How tea for Dubai means jobs for Africa
MASHA WOREDA, ETHIOPIA // Fitsum Muiugeta slurps a spoonful of tea, swishes it around his mouth and spits it into a nearby pot. At the tea market, he says, taste is everything.
"The process of making the tea sets the price, so when we taste it, we know how it will stand up on the international market," said Mr Muiugeta, the manager of the Chewaka tea estate factory, who samples the company's teas every hour, to keep the quality consistent.
East African Agribusiness, which owns the estate, set up an office in Dubai last year. It is hoping to tap into the valuable Arab market, which accounts for a quarter of the world's tea.
By international standards, at barely over five square kilometres, Chewaka is only a medium-sized operation. The estate, which opened in the mid-1990s, is 1,800 metres above sea level, and 630km south-west of the capital Addis Ababa.
But as one of only three tea plantations in Ethiopia, the company regularly sends its export-quality Simba brand tea to private buyers and the Dubai Tea Trading Centre. The trading centres evaluate a sample of the tea, and offer a price.
For East African Agribusiness, while sending a sample to Dubai puts them closer to their target market, sending samples to both centres offers them the chance to sell to the highest bidder.
While the country only produces a small amount of the world's tea, Sanjah Sethi, the director of the Dubai Tea Trading Centre, sees a lot of potential in its vast swaths of fertile land and favourable climate.
"Ethiopian teas could have good body, be fairly brisk and bright and of a fairly good standard if manufactured well," he said.
With consistent quality and supply, he would be happy to take much more of Ethiopia's tea. Tea from Kenya, the continent's biggest producer, and other African countries are regularly traded in Dubai.
But while African teas possess the characteristics desired by Arab buyers, the industry needs more investment.
That should come. While Ethiopia's government has long focused on production of Arabica coffee beans, it is now encouraging investors to take a second look at tea.
Last year, the agriculture ministry announced that it had identified about 50,000 square kilometres of land that were suitable for tea production, and is offering subsidised land, tax exemptions and easy loans to buy land.
"A lot of investors come from Kenya and are considering Ethiopia because of the availability of land," said Yohannes Woldekidan, the deputy general manager of East African.
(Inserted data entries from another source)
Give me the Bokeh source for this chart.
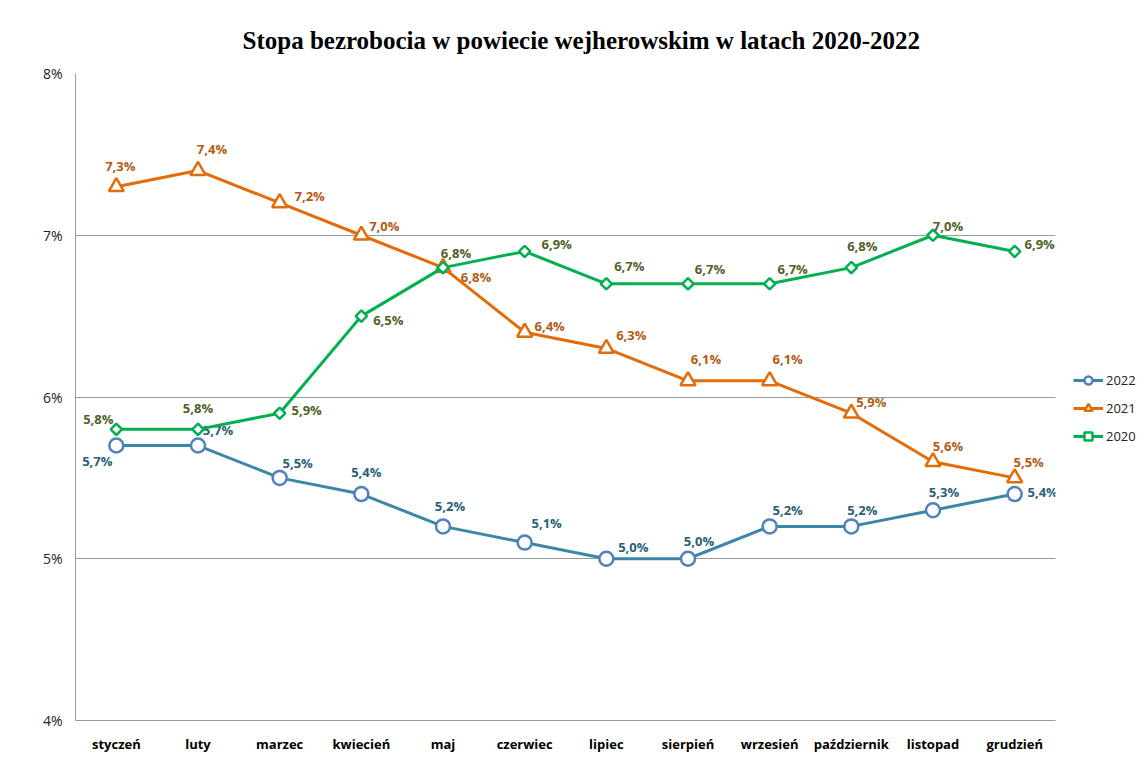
import math
from bokeh.plotting import figure
from bokeh.models import ColumnDataSource, FixedTicker, Legend, LegendItem, Range1d
from bokeh.core.properties import value
from bokeh.embed import file_html
from bokeh.resources import INLINE

months = ["styczeń", "luty", "marzec", "kwiecień", "maj", "czerwiec", "lipiec",
          "sierpień", "wrzesień", "październik", "listopad", "grudzień"]
y2022 = [5.7, 5.7, 5.5, 5.4, 5.2, 5.1, 5.0, 5.0, 5.2, 5.2, 5.3, 5.4]
y2021 = [7.3, 7.4, 7.2, 7.0, 6.8, 6.4, 6.3, 6.1, 6.1, 5.9, 5.6, 5.5]
y2020 = [5.8, 5.8, 5.9, 6.5, 6.8, 6.9, 6.7, 6.7, 6.7, 6.8, 7.0, 6.9]
y_ticks = [4, 5, 6, 7, 8]

# label offsets in screen px (x right, y down)
off2022 = [(-19, 15), (20, -16), (18, -15), (5, -22), (7, -20), (22, -20),
           (27, -12), (11, -18), (18, -16), (11, -16), (11, -18), (28, -2)]
off2021 = [(4, -21), (14, -22), (30, -7), (23, -9), (33, 9), (25, -6),
           (25, -13), (18, -22), (18, -22), (20, -11), (15, -16), (14, -16)]
off2020 = [(-18, -10), (0, -21), (27, -3), (27, 4), (13, -15), (32, -7),
           (23, -18), (22, -15), (23, -15), (11, -22), (15, -9), (25, -7)]

p = figure(frame_width=980, frame_height=647, x_range=months, y_range=Range1d(4, 8),
           output_backend="svg", toolbar_location=None,
           min_border_left=75, min_border_right=89, min_border_top=73, min_border_bottom=32)
p.title.text = "Stopa bezrobocia w powiecie wejherowskim  w latach 2020-2022"
p.title.align = "left"
p.title.text_font = "Liberation Serif"
p.title.text_font_size = "25px"
p.title.text_font_style = "bold"
p.title.text_color = "black"
p.title.offset = 167
p.title.standoff = 40

p.outline_line_color = None
p.xgrid.grid_line_color = None
p.ygrid.grid_line_color = "#9a9a9a"
p.ygrid.grid_line_width = 1
p.yaxis.ticker = FixedTicker(ticks=y_ticks)
p.yaxis.major_label_overrides = {t: f"{t}%" for t in y_ticks}
p.yaxis.major_label_text_font = "Open Sans"
p.yaxis.major_label_text_font_size = "14px"
p.yaxis.major_label_text_color = "#222222"
p.yaxis.axis_line_color = "#9a9a9a"
p.yaxis.major_tick_line_color = None
p.yaxis.major_tick_out = 0
p.yaxis.major_tick_in = 0
p.yaxis.minor_tick_line_color = None
p.yaxis.major_label_standoff = 13
p.xaxis.axis_line_color = "#9a9a9a"
p.xaxis.major_tick_line_color = None
p.xaxis.major_tick_out = 0
p.xaxis.major_tick_in = 0
p.xaxis.major_label_text_font = "Open Sans"
p.xaxis.major_label_text_font_size = "13px"
p.xaxis.major_label_text_font_style = "bold"
p.xaxis.major_label_text_color = "black"
p.xaxis.major_label_standoff = 14

series = [
    ("2022", y2022, off2022, "#3B87A8", "#4F81BD", "circle", 14, 0.0, "#2A5F78"),
    ("2021", y2021, off2021, "#E36C09", "#E36C09", "triangle", 15, 0.0, "#B45A14"),
    ("2020", y2020, off2020, "#00B050", "#00B050", "square", 8, math.pi / 4, "#4F6228"),
]

items = []
for name, ys, offs, lc, mc, marker, size, ang, tc in series:
    src = ColumnDataSource(dict(
        x=months, y=ys,
        lab=[f"{v:.1f}%".replace(".", ",") for v in ys],
        dx=[o[0] for o in offs], dy=[o[1] for o in offs],
    ))
    r1 = p.line("x", "y", source=src, line_color=lc, line_width=3)
    r2 = p.scatter("x", "y", source=src, marker=marker, size=size, angle=ang,
                   fill_color="white", line_color=mc, line_width=2.5)
    p.text("x", "y", text="lab", source=src, x_offset="dx", y_offset="dy",
           text_align="center", text_baseline="middle",
           text_font=value("Open Sans"), text_font_size="13px", text_font_style="bold",
           text_color=tc)
    items.append(LegendItem(label=name, renderers=[r1, r2]))

legend = Legend(items=items, location=(18, 274), border_line_color=None,
                background_fill_alpha=0, label_text_font="Open Sans",
                label_text_font_size="13px", label_text_color="#222222",
                glyph_width=30, label_standoff=3, spacing=8, margin=0, padding=2)
p.add_layout(legend, "right")

open("out.html", "w").write(file_html(p, INLINE))
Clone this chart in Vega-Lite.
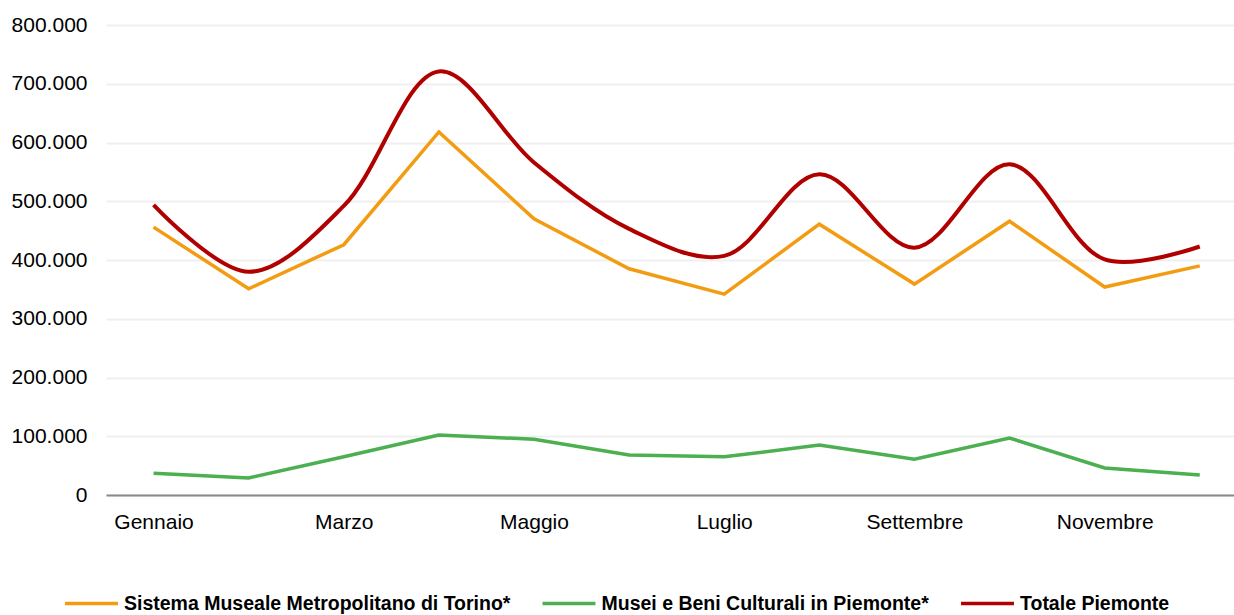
{
  "$schema": "https://vega.github.io/schema/vega-lite/v6.json",
  "autosize": {"type": "none"},
  "padding": {"left": 106, "top": 25, "right": 0, "bottom": 120},
  "width": 1128,
  "height": 470,
  "background": "white",
  "config": {
    "font": "Liberation Sans",
    "view": {"stroke": null}
  },
  "data": {
    "values": [
      {"n": 1, "mese": "Gennaio", "serie": "Sistema Museale Metropolitano di Torino*", "valore": 456000},
      {"n": 2, "mese": "Febbraio", "serie": "Sistema Museale Metropolitano di Torino*", "valore": 351000},
      {"n": 3, "mese": "Marzo", "serie": "Sistema Museale Metropolitano di Torino*", "valore": 426000},
      {"n": 4, "mese": "Aprile", "serie": "Sistema Museale Metropolitano di Torino*", "valore": 618000},
      {"n": 5, "mese": "Maggio", "serie": "Sistema Museale Metropolitano di Torino*", "valore": 470000},
      {"n": 6, "mese": "Giugno", "serie": "Sistema Museale Metropolitano di Torino*", "valore": 385000},
      {"n": 7, "mese": "Luglio", "serie": "Sistema Museale Metropolitano di Torino*", "valore": 342000},
      {"n": 8, "mese": "Agosto", "serie": "Sistema Museale Metropolitano di Torino*", "valore": 461000},
      {"n": 9, "mese": "Settembre", "serie": "Sistema Museale Metropolitano di Torino*", "valore": 359000},
      {"n": 10, "mese": "Ottobre", "serie": "Sistema Museale Metropolitano di Torino*", "valore": 466000},
      {"n": 11, "mese": "Novembre", "serie": "Sistema Museale Metropolitano di Torino*", "valore": 354000},
      {"n": 12, "mese": "Dicembre", "serie": "Sistema Museale Metropolitano di Torino*", "valore": 390000},
      {"n": 1, "mese": "Gennaio", "serie": "Musei e Beni Culturali in Piemonte*", "valore": 37000},
      {"n": 2, "mese": "Febbraio", "serie": "Musei e Beni Culturali in Piemonte*", "valore": 29000},
      {"n": 3, "mese": "Marzo", "serie": "Musei e Beni Culturali in Piemonte*", "valore": 65000},
      {"n": 4, "mese": "Aprile", "serie": "Musei e Beni Culturali in Piemonte*", "valore": 102000},
      {"n": 5, "mese": "Maggio", "serie": "Musei e Beni Culturali in Piemonte*", "valore": 95000},
      {"n": 6, "mese": "Giugno", "serie": "Musei e Beni Culturali in Piemonte*", "valore": 68000},
      {"n": 7, "mese": "Luglio", "serie": "Musei e Beni Culturali in Piemonte*", "valore": 65000},
      {"n": 8, "mese": "Agosto", "serie": "Musei e Beni Culturali in Piemonte*", "valore": 85000},
      {"n": 9, "mese": "Settembre", "serie": "Musei e Beni Culturali in Piemonte*", "valore": 61000},
      {"n": 10, "mese": "Ottobre", "serie": "Musei e Beni Culturali in Piemonte*", "valore": 97000},
      {"n": 11, "mese": "Novembre", "serie": "Musei e Beni Culturali in Piemonte*", "valore": 46000},
      {"n": 12, "mese": "Dicembre", "serie": "Musei e Beni Culturali in Piemonte*", "valore": 34000},
      {"n": 1, "mese": "Gennaio", "serie": "Totale Piemonte", "valore": 494000},
      {"n": 2, "mese": "Febbraio", "serie": "Totale Piemonte", "valore": 380000},
      {"n": 3, "mese": "Marzo", "serie": "Totale Piemonte", "valore": 492000},
      {"n": 4, "mese": "Aprile", "serie": "Totale Piemonte", "valore": 721000},
      {"n": 5, "mese": "Maggio", "serie": "Totale Piemonte", "valore": 566000},
      {"n": 6, "mese": "Giugno", "serie": "Totale Piemonte", "valore": 453000},
      {"n": 7, "mese": "Luglio", "serie": "Totale Piemonte", "valore": 407000},
      {"n": 8, "mese": "Agosto", "serie": "Totale Piemonte", "valore": 546000},
      {"n": 9, "mese": "Settembre", "serie": "Totale Piemonte", "valore": 421000},
      {"n": 10, "mese": "Ottobre", "serie": "Totale Piemonte", "valore": 563000},
      {"n": 11, "mese": "Novembre", "serie": "Totale Piemonte", "valore": 401000},
      {"n": 12, "mese": "Dicembre", "serie": "Totale Piemonte", "valore": 423000}
    ]
  },
  "encoding": {
    "x": {
      "field": "n",
      "type": "quantitative",
      "scale": {"domain": [0.5, 12.36], "nice": false, "zero": false},
      "axis": {
        "title": null,
        "values": [1, 3, 5, 7, 9, 11],
        "labelExpr": "['Gennaio','Febbraio','Marzo','Aprile','Maggio','Giugno','Luglio','Agosto','Settembre','Ottobre','Novembre','Dicembre'][datum.value - 1]",
        "grid": false,
        "ticks": false,
        "domainColor": "#898989",
        "domainWidth": 2,
        "labelFont": "Liberation Sans",
        "labelFontSize": 21,
        "labelColor": "#000000",
        "labelPadding": 16
      }
    },
    "y": {
      "field": "valore",
      "type": "quantitative",
      "scale": {"domain": [0, 800000], "nice": false},
      "axis": {
        "title": null,
        "values": [0, 100000, 200000, 300000, 400000, 500000, 600000, 700000, 800000],
        "labelExpr": "replace(format(datum.value, ','), ',', '.')",
        "domain": false,
        "ticks": false,
        "grid": true,
        "gridColor": "#EFEFEF",
        "gridWidth": 2,
        "labelFont": "Liberation Sans",
        "labelFontSize": 21,
        "labelColor": "#000000",
        "labelPadding": 19
      }
    },
    "color": {
      "field": "serie",
      "type": "nominal",
      "scale": {
        "domain": ["Sistema Museale Metropolitano di Torino*", "Musei e Beni Culturali in Piemonte*", "Totale Piemonte"],
        "range": ["#F39C12", "#4CAF50", "#B00000"]
      },
      "legend": {
        "title": null,
        "orient": "none",
        "direction": "horizontal",
        "legendX": -43,
        "legendY": 550,
        "symbolType": "stroke",
        "symbolSize": 2800,
        "symbolStrokeWidth": 3.5,
        "labelFont": "Liberation Sans",
        "labelFontWeight": "bold",
        "labelFontSize": 19.5,
        "labelColor": "#000000",
        "labelOffset": 4,
        "columnPadding": 24.5,
        "labelLimit": 0
      }
    }
  },
  "layer": [
    {
      "transform": [{"filter": "datum.serie !== 'Totale Piemonte'"}],
      "mark": {"type": "line", "strokeWidth": 3.5, "interpolate": "linear"}
    },
    {
      "transform": [{"filter": "datum.serie === 'Totale Piemonte'"}],
      "mark": {"type": "line", "strokeWidth": 4, "interpolate": "catmull-rom"}
    }
  ]
}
East African also plans to expand its operations by another 50 square kilometres, and has attracted attention from Dubai World. In 2009, the company was set to partner with Dubai World to develop land in nearby Illubabor.
At the time, Dubai World had planned a $300 million investment. Though it has since been scaled back, East African plans to add 20 square kilometres next year.
Cleaning virgin land is labour and capital intensive, costing more than Dh2m to develop each square kilometre. That, according to Henok Mesfin, East African's general manager, limits the company to developing an extra two or three square kilometres a year.
And the infrastructure is not always up to the task. The Chewaka estate usually relies for its power on a nearby hydroelectric plant.
"It broke down a while ago, and now we're waiting for the replacement parts," said Mr Mesfin. By the end of the year he expects the hydroelectric plant to power the estate's operations. By the end of next year, he is hoping it will power workers' houses, too.
Location is key. Though secluded - the nearest town, Gambella is a four-hour drive away - the estate is high enough in the mountains that pests are virtually non-existent. Discarded branches from the tea plants are left on the ground to act as compost.
"There's potential to get organically certified," said Hiruy Yimam, the head of business development. "We're essentially organic because of the rainfall and lack of pesticide and fertilisers."
Workers are allocated their own plots of land, which some use to raise animals, others fruits and vegetables. A handful harvest their own tea.
They earn about Dh9 a week cutting and packing the tea leaves, three times what they would make in other jobs in the nearby villages.
Befekadu Tonja, 21, applied to the estate five years ago, after being unable to find work near his village Walide, 600km away in Southern Ethiopia. He met his wife at the estate, and has used their joint income to buy two cows and an ox.
"We're planning to improve our living," he says. "We have a house, and land for vegetables, and will buy more."
Dubai is centre of tea-junction
Satisfying the thirst for tea of a region that drinks more of it per head than anywhere else is no mean feat.
But the Dubai Tea Trading Centre aims to do just that.
In 2009, the average drinker in the region drank 1.33kg worth of tea, more than double the worldwide average of 530 grams.
Nearly 4,500 tonnes of tea were sold in the UAE that year, up 9 per cent on 2008, according to the research company Euromonitor. Most of it came from Sri Lanka, India and Kenya.
The Dubai centre benefits from being located close to so many tea-drinking nations, according to the Sanjah Sethi, the centre’s director.
The centre provides producers and exporters with an opportunity to “be based much closer to the buyers”, said Mr Sethi, with the result being greater demand for their teas during the centre’s auctions.
* The National
This article has been corrected since its original publication. East African Agribusiness does not yet send tea to the Mombasa Tea Auction, as originally stated.